## Begin Source excerpt

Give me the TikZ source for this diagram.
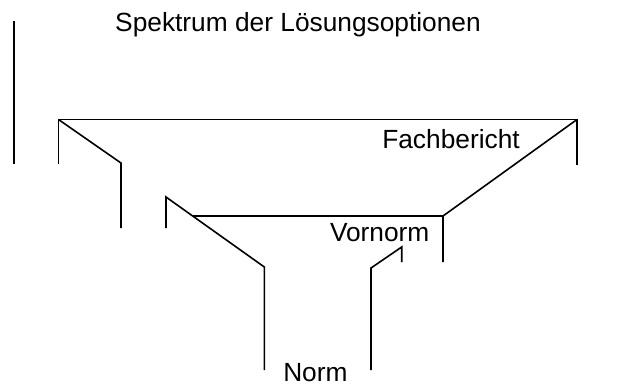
\documentclass[tikz,border=0pt]{standalone}
\usepackage{fontspec}
\setmainfont{Liberation Sans}

\begin{document}
\begin{tikzpicture}[x=1pt, y=-1pt, line width=1.6pt,
    beschriftung/.style={anchor=base, inner sep=0pt, font=\fontsize{26.3}{31}\selectfont}]

  \useasboundingbox (0,0) rectangle (619,384);

  % Eckpunkte
  \coordinate (FL) at (58.5,119.5);
  \coordinate (FR) at (577,119.5);
  \coordinate (VL) at (166,197);
  \coordinate (VR) at (443,216);
  \coordinate (NL) at (264.3,267);
  \coordinate (NR) at (371,268);

  % Titel und linke Begrenzung
  \node[beschriftung] (titel) at (298,31) {Spektrum der Lösungsoptionen};
  \draw (13.7,21) -- (13.7,164);

  % Fachbericht
  \draw (FL |- 0,164) -- (FL) -- (FR) -- (FR |- 0,165);
  \draw (FL) -- (121,163) -- (121,228);
  \draw (FR) -- (VR) -- (VR |- 0,262);
  \node[beschriftung] (fachbericht) at (451,148.3) {Fachbericht};

  % Vornorm
  \draw (VL |- 0,228) -- (VL) -- (NL) -- (NL |- 0,370);
  \draw (192.6,216) -- (VR);
  \node[beschriftung] (vornorm) at (379.7,241.7) {Vornorm};

  % Norm
  \draw (NR |- 0,370) -- (NR) -- (401.7,247) -- (401.7,262);
  \node[beschriftung] (norm) at (315.4,381) {Norm};

\end{tikzpicture}
\end{document}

## End Source excerpt

### Problem
Quote each line of the listing exactly, but leave the pictures out.

### Full solution
Give me the TikZ source for this diagram.
\documentclass[tikz,border=0pt]{standalone}
\usepackage{fontspec}
\setmainfont{Liberation Sans}

\begin{document}
\begin{tikzpicture}[x=1pt, y=-1pt, line width=1.6pt,
    beschriftung/.style={anchor=base, inner sep=0pt, font=\fontsize{26.3}{31}\selectfont}]

  \useasboundingbox (0,0) rectangle (619,384);

  % Eckpunkte
  \coordinate (FL) at (58.5,119.5);
  \coordinate (FR) at (577,119.5);
  \coordinate (VL) at (166,197);
  \coordinate (VR) at (443,216);
  \coordinate (NL) at (264.3,267);
  \coordinate (NR) at (371,268);

  % Titel und linke Begrenzung
  \node[beschriftung] (titel) at (298,31) {Spektrum der Lösungsoptionen};
  \draw (13.7,21) -- (13.7,164);

  % Fachbericht
  \draw (FL |- 0,164) -- (FL) -- (FR) -- (FR |- 0,165);
  \draw (FL) -- (121,163) -- (121,228);
  \draw (FR) -- (VR) -- (VR |- 0,262);
  \node[beschriftung] (fachbericht) at (451,148.3) {Fachbericht};

  % Vornorm
  \draw (VL |- 0,228) -- (VL) -- (NL) -- (NL |- 0,370);
  \draw (192.6,216) -- (VR);
  \node[beschriftung] (vornorm) at (379.7,241.7) {Vornorm};

  % Norm
  \draw (NR |- 0,370) -- (NR) -- (401.7,247) -- (401.7,262);
  \node[beschriftung] (norm) at (315.4,381) {Norm};

\end{tikzpicture}
\end{document}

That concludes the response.